What an Eigenspace Looks Like Geometrically
Think of a linear transformation as warping space: stretching it in some directions, compressing it in others, maybe flipping it. The eigenspaces are the directions that survive the transformation without rotating. They might get longer or shorter, or reverse direction, but they stay on the same line (or plane, or hyperplane) they started on.
A 3×3 matrix could have a one-dimensional eigenspace (a line of vectors all scaled by the same factor), a two-dimensional eigenspace (an entire plane of vectors scaled by the same factor), or even a three-dimensional eigenspace if the matrix is just a uniform scaling in every direction. The richer the eigenspaces, the simpler the transformation’s behavior.
Why Eigenspaces Matter in Practice
Eigenspaces aren’t just an abstract classroom exercise. They underpin some of the most widely used techniques in data science, engineering, and applied mathematics.
In principal component analysis (PCA), you compute the eigenvalues and eigenvectors of a dataset’s covariance matrix. The eigenvectors point in the directions of greatest variance in the data, and the eigenvalues tell you how much variance each direction captures. Ranking eigenvectors by their eigenvalues lets you keep only the most informative directions and discard the rest, compressing a dataset with dozens or hundreds of variables down to a handful of principal components that retain most of the original information. Each principal component is an eigenvector, and the subspace they span is an eigenspace of the covariance matrix.
Web search ranking uses the same idea at a massive scale. Google’s original PageRank algorithm modeled the internet as a giant matrix of link relationships and computed its dominant eigenvector: the eigenvector with the largest eigenvalue. The entries of that vector became the importance scores for every webpage.

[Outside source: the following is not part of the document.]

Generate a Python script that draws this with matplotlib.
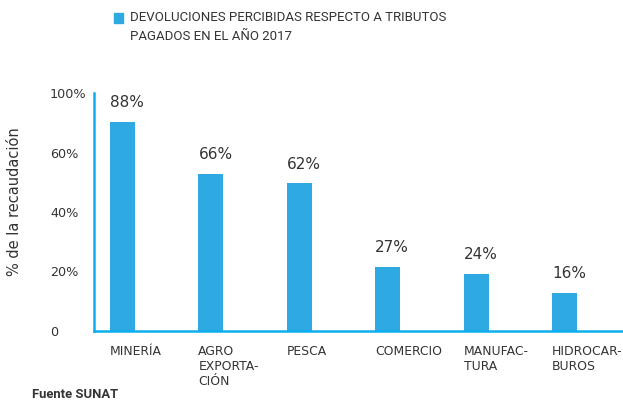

The eigenspace associated with that top eigenvalue contained the ranking information for the entire web.
In physics and engineering, eigenspaces describe the natural modes of vibrating structures, the stable energy states of quantum systems, and the long-term behavior of dynamical systems. Wherever a system can be described by a matrix acting repeatedly on a state, eigenspaces identify the directions that behave in the simplest, most predictable way.
Eigenspace vs. Eigenvector
A common point of confusion: an eigenvector is a single nonzero vector; an eigenspace is the entire subspace generated by all eigenvectors sharing the same eigenvalue. If a matrix has two independent eigenvectors both associated with λ = 3, neither one alone is the eigenspace. The eigenspace is the plane (or line, or higher-dimensional flat) spanned by all of them together. Any nonzero vector in that subspace is an eigenvector for λ = 3, and there are infinitely many such vectors. The eigenspace packages them into one coherent geometric object.